Exercise - Return all lines where the word "that" can be found.

Extracted entries -
---

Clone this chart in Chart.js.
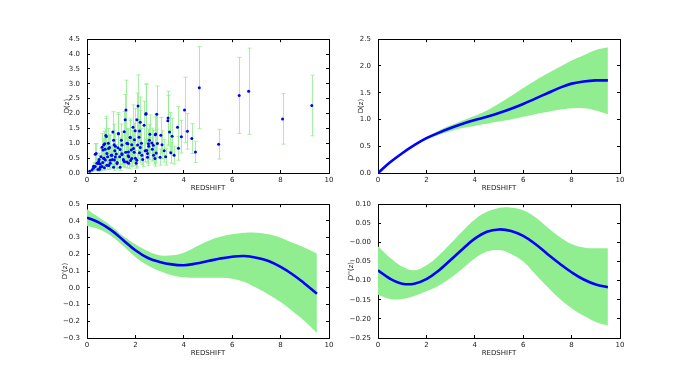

---

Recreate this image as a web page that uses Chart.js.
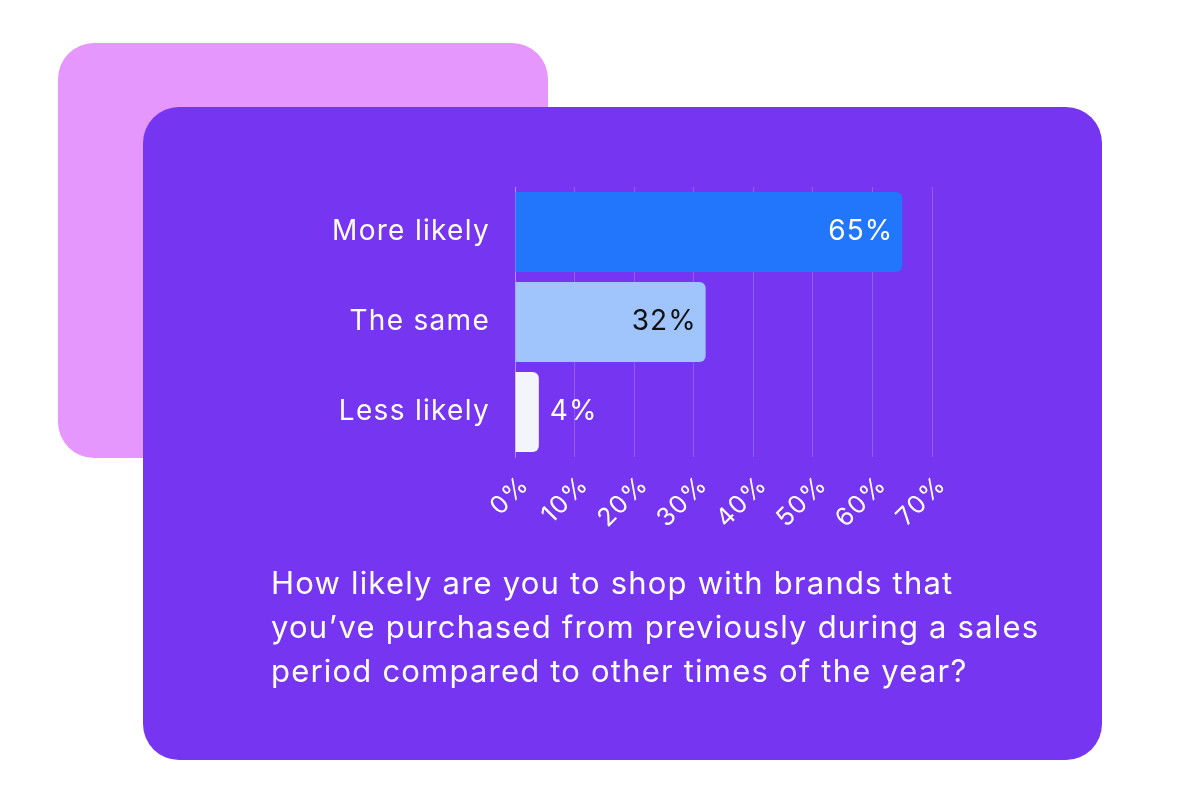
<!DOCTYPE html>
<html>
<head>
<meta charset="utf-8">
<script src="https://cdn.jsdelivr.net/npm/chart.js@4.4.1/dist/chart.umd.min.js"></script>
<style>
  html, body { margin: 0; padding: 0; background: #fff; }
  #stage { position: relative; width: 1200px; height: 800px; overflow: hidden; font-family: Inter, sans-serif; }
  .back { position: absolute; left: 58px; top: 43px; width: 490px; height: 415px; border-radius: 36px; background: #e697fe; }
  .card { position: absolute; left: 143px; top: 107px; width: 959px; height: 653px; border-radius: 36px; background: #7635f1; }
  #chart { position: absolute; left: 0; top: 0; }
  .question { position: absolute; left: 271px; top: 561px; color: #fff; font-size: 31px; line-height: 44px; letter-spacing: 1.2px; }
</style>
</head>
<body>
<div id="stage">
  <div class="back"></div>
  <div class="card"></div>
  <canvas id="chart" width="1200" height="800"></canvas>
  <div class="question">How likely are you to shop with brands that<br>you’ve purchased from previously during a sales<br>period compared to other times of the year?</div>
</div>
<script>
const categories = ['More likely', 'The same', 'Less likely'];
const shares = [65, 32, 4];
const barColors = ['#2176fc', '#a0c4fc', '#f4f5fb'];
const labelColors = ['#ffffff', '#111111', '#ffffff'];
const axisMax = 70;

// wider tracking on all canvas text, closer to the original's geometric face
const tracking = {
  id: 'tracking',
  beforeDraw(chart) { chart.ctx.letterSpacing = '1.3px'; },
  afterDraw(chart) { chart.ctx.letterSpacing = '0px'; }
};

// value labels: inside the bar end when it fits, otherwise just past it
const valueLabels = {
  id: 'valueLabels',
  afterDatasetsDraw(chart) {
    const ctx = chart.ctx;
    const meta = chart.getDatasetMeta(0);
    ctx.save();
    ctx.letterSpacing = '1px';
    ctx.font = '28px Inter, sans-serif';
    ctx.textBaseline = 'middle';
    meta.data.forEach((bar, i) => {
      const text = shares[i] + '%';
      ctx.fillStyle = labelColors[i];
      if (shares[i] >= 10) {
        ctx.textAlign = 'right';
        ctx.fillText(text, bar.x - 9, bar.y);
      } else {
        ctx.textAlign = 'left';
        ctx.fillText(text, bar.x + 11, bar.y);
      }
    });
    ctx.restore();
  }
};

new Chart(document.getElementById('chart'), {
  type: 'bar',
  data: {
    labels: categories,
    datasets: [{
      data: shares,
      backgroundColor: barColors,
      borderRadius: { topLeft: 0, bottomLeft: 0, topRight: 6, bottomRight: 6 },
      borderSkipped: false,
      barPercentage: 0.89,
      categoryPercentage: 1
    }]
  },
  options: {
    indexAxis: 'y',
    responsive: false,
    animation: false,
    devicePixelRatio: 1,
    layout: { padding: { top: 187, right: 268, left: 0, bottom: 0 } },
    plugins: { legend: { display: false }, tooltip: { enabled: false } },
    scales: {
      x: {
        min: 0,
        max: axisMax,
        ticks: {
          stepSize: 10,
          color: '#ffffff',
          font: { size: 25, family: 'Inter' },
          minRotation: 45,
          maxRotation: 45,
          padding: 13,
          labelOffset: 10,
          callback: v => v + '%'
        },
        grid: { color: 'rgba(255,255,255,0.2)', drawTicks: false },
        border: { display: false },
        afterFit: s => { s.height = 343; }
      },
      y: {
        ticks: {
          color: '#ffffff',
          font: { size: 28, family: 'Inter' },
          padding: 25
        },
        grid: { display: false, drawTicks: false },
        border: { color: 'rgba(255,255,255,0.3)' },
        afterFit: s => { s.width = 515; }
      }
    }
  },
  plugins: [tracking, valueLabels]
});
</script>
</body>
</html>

---

Output below -
Recreate this image as a web page that uses Chart.js.
  <div class="question">How likely are you to shop with brands that<br>you’ve purchased from previously during a sales<br>period compared to other times of the year?</div>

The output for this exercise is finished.